▽

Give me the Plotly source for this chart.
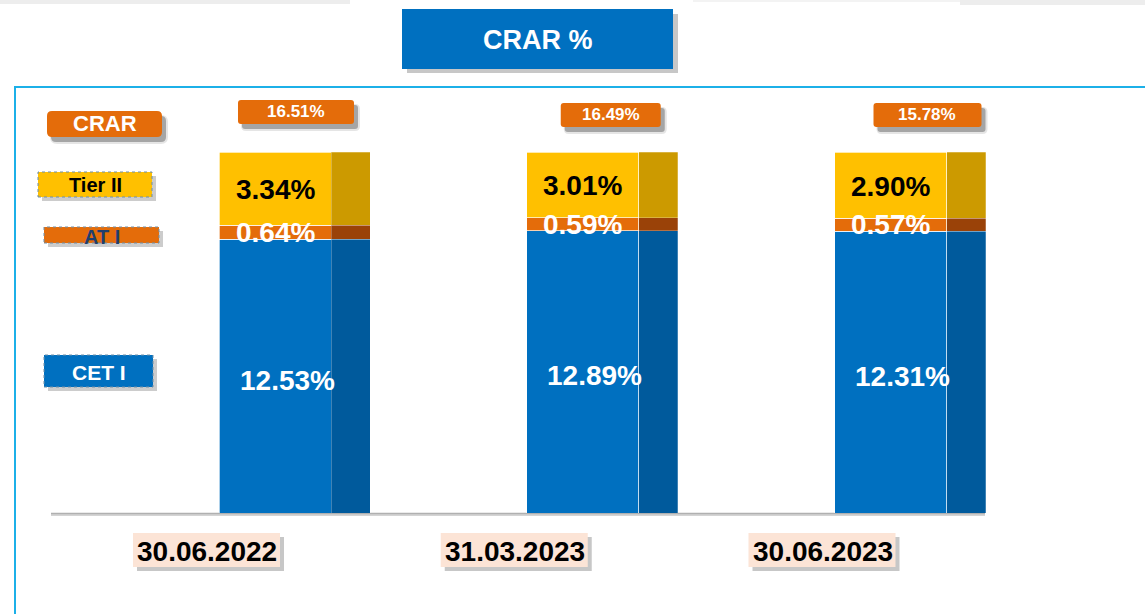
import plotly.graph_objects as go

# ---------------- data ----------------
dates = ["30.06.2022", "31.03.2023", "30.06.2023"]
cet1 = [12.53, 12.89, 12.31]
at1 = [0.64, 0.59, 0.57]
tier2 = [3.34, 3.01, 2.90]
crar = [16.51, 16.49, 15.78]
series_names = ["CET I", "AT I", "Tier II"]
title_text = "CRAR %"

# ---------------- geometry helpers (pixel -> paper) ----------------
W, H = 1145, 614
def px(x): return x / W
def py(y): return 1 - y / H

BASE_Y, TOP_Y = 513, 152          # bar baseline / 100% line in pixels
X0, STEP = 275, 307.75            # first bar centre & spacing in pixels
FRONT_W, SIDE_W = 112, 39
xr = [-X0 / STEP, (W - X0) / STEP]
FONT = "Arial, Liberation Sans, sans-serif"

fig = go.Figure()

front_colors = ["#0070C0", "#E46C0A", "#FFC000"]
side_colors = ["#005A9C", "#9A4208", "#CC9A00"]
text_colors = ["white", "white", "black"]
series_vals = [cet1, at1, tier2]

for i, (name, vals) in enumerate(zip(series_names, series_vals)):
    fig.add_trace(go.Bar(
        x=dates, y=vals, name=name,
        marker=dict(color=front_colors[i], line=dict(color="rgba(255,255,255,0.85)", width=0.8)),
        width=FRONT_W / STEP, offset=-FRONT_W / 2 / STEP,
        xaxis="x", yaxis="y", showlegend=False, hoverinfo="skip"))

for i, (name, vals) in enumerate(zip(series_names, series_vals)):
    fig.add_trace(go.Bar(
        x=dates, y=vals, name=name + " side",
        marker=dict(color=side_colors[i], line=dict(color="rgba(255,255,255,0.5)", width=0.5)),
        width=SIDE_W / STEP, offset=FRONT_W / 2 / STEP,
        xaxis="x2", yaxis="y", showlegend=False, hoverinfo="skip"))

fig.update_layout(
    width=W, height=H,
    margin=dict(l=0, r=0, t=0, b=0),
    paper_bgcolor="white", plot_bgcolor="rgba(0,0,0,0)",
    barmode="stack", barnorm="percent",
    xaxis=dict(domain=[0, 1], range=xr, type="category", visible=False, fixedrange=True),
    xaxis2=dict(domain=[0, 1], range=xr, type="category", overlaying="x", visible=False, fixedrange=True),
    yaxis=dict(domain=[py(BASE_Y), py(TOP_Y)], range=[0, 100], visible=False, fixedrange=True),
    showlegend=False,
)

shapes = []
annotations = []

# value labels placed at the (normalised) middle of each stacked segment
totals = [a + b + c for a, b, c in zip(cet1, at1, tier2)]
for j, d in enumerate(dates):
    t = totals[j]
    mids = [cet1[j] / 2 / t * 100,
            (cet1[j] + at1[j] / 2) / t * 100,
            (cet1[j] + at1[j] + tier2[j] / 2) / t * 100]
    vals = [cet1[j], at1[j], tier2[j]]
    shifts = [(12, -4), (0, 0), (0, -1)]
    for k in range(3):
        annotations.append(dict(
            xref="x", yref="y", x=d, y=mids[k], text=f"<b>{vals[k]:.2f}%</b>",
            showarrow=False, xanchor="center", yanchor="middle",
            xshift=shifts[k][0], yshift=shifts[k][1],
            font=dict(family=FONT, size=28, color=text_colors[k])))

def rect(x0, y0, x1, y1, fill, line_color=None, lw=0, dash=None, layer="above"):
    d = dict(type="rect", xref="paper", yref="paper",
             x0=px(x0), x1=px(x1), y0=py(y1), y1=py(y0),
             fillcolor=fill, layer=layer,
             line=dict(width=lw, color=line_color or "rgba(0,0,0,0)"))
    if dash:
        d["line"]["dash"] = dash
    shapes.append(d)

def rrect(x0, y0, x1, y1, r, fill, layer="above"):
    def p(x, y): return f"{px(x):.5f},{py(y):.5f}"
    path = (f"M {p(x0 + r, y0)} L {p(x1 - r, y0)} Q {p(x1, y0)} {p(x1, y0 + r)} "
            f"L {p(x1, y1 - r)} Q {p(x1, y1)} {p(x1 - r, y1)} L {p(x0 + r, y1)} "
            f"Q {p(x0, y1)} {p(x0, y1 - r)} L {p(x0, y0 + r)} Q {p(x0, y0)} {p(x0 + r, y0)} Z")
    shapes.append(dict(type="path", xref="paper", yref="paper", path=path,
                       fillcolor=fill, line=dict(width=0), layer=layer))

def shadow(x0, y0, x1, y1, r=3, dx=4, dy=5):
    rrect(x0 + dx - 1, y0 + dy - 1, x1 + dx + 2, y1 + dy + 2, r + 2, "rgba(0,0,0,0.10)")
    rrect(x0 + dx, y0 + dy, x1 + dx, y1 + dy, r, "rgba(0,0,0,0.28)")

def text(x, y, s, size, color, bold=True):
    annotations.append(dict(xref="paper", yref="paper", x=px(x), y=py(y), text=f"<b>{s}</b>" if bold else s,
                            showarrow=False, xanchor="center", yanchor="middle",
                            font=dict(family=FONT, size=size, color=color)))

# faint remnants at the top edge
rect(0, 0, 350, 4, "#ededed", layer="below")
rect(693, 0, 960, 2, "#f3f3f3", layer="below")
rect(960, 0, 1145, 5, "#ededed", layer="below")

# frame
shapes.append(dict(type="rect", xref="paper", yref="paper",
                   x0=px(15), x1=px(1160), y0=py(630), y1=py(87),
                   line=dict(color="#1CB0E8", width=2), fillcolor="rgba(0,0,0,0)", layer="below"))

# baseline
shapes.append(dict(type="line", xref="paper", yref="paper",
                   x0=px(51), x1=px(985), y0=py(515), y1=py(515),
                   line=dict(color="#d4d4d4", width=2), layer="below"))
shapes.append(dict(type="line", xref="paper", yref="paper",
                   x0=px(51), x1=px(985), y0=py(513.5), y1=py(513.5),
                   line=dict(color="#b0b0b0", width=1.5), layer="below"))

# title box
rect(402 + 5, 9 + 5, 673 + 5, 69 + 4, "rgba(0,0,0,0.22)")
rect(402, 9, 673, 69, "#0070C0")
text(537.5, 40, title_text, 27, "white")

# legend-like boxes
shadow(47, 111, 162, 137, r=5)
rrect(47, 111, 162, 137, 5, "#E46C0A")
text(104.5, 124, "CRAR", 22, "white")

rect(38 + 4, 172 + 4, 152 + 4, 197 + 4, "rgba(0,0,0,0.2)")
rect(38, 172, 152, 197, "#FFC000", "#6f8fa8", 1, "dot")
text(95, 185, "Tier II", 20, "black")

rect(44 + 4, 227 + 4, 159 + 4, 243 + 4, "rgba(0,0,0,0.2)")
rect(44, 227, 159, 243, "#E46C0A", "#6f8fa8", 1, "dot")
text(101.5, 237, "AT I", 20, "#1F3F6E")

rect(44 + 4, 355 + 4, 153 + 4, 387 + 4, "rgba(0,0,0,0.2)")
rect(44, 355, 153, 387, "#0070C0", "#6f8fa8", 1, "dot")
text(98.5, 372, "CET I", 21, "white")

# CRAR totals and dates
box_w = [116, 100, 108]
box_dx = [21, 28, 37]
box_y = [112, 115, 115]
for i, (d, tot) in enumerate(zip(dates, crar)):
    cx = X0 + i * STEP
    bx = cx + box_dx[i]
    bw = box_w[i]
    y0, y1 = box_y[i] - 12, box_y[i] + 12
    shadow(bx - bw / 2, y0, bx + bw / 2, y1, r=3)
    rrect(bx - bw / 2, y0, bx + bw / 2, y1, 3, "#E46C0A")
    text(bx, box_y[i], f"{tot:.2f}%", 17, "white")
    dx = cx - 68
    rect(dx - 74 + 4, 533 + 4, dx + 73 + 4, 567 + 4, "rgba(0,0,0,0.22)")
    rect(dx - 74, 533, dx + 73, 567, "#FCE4D6")
    text(dx, 551, d, 28, "black")

fig.update_layout(shapes=shapes, annotations=annotations)
fig.write_html("out.html", config={"displayModeBar": False},
               post_script="document.body.style.margin='0';document.body.style.overflow='hidden';")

△

**Requirements**.
Leave out any pictures, please, and quote only the lines from the top of the data through the line that contains "series_vals = [cet1, at1, tier2]".

**Final answer**.
Give me the Plotly source for this chart.
import plotly.graph_objects as go

# ---------------- data ----------------
dates = ["30.06.2022", "31.03.2023", "30.06.2023"]
cet1 = [12.53, 12.89, 12.31]
at1 = [0.64, 0.59, 0.57]
tier2 = [3.34, 3.01, 2.90]
crar = [16.51, 16.49, 15.78]
series_names = ["CET I", "AT I", "Tier II"]
title_text = "CRAR %"

# ---------------- geometry helpers (pixel -> paper) ----------------
W, H = 1145, 614
def px(x): return x / W
def py(y): return 1 - y / H

BASE_Y, TOP_Y = 513, 152          # bar baseline / 100% line in pixels
X0, STEP = 275, 307.75            # first bar centre & spacing in pixels
FRONT_W, SIDE_W = 112, 39
xr = [-X0 / STEP, (W - X0) / STEP]
FONT = "Arial, Liberation Sans, sans-serif"

fig = go.Figure()

front_colors = ["#0070C0", "#E46C0A", "#FFC000"]
side_colors = ["#005A9C", "#9A4208", "#CC9A00"]
text_colors = ["white", "white", "black"]
series_vals = [cet1, at1, tier2]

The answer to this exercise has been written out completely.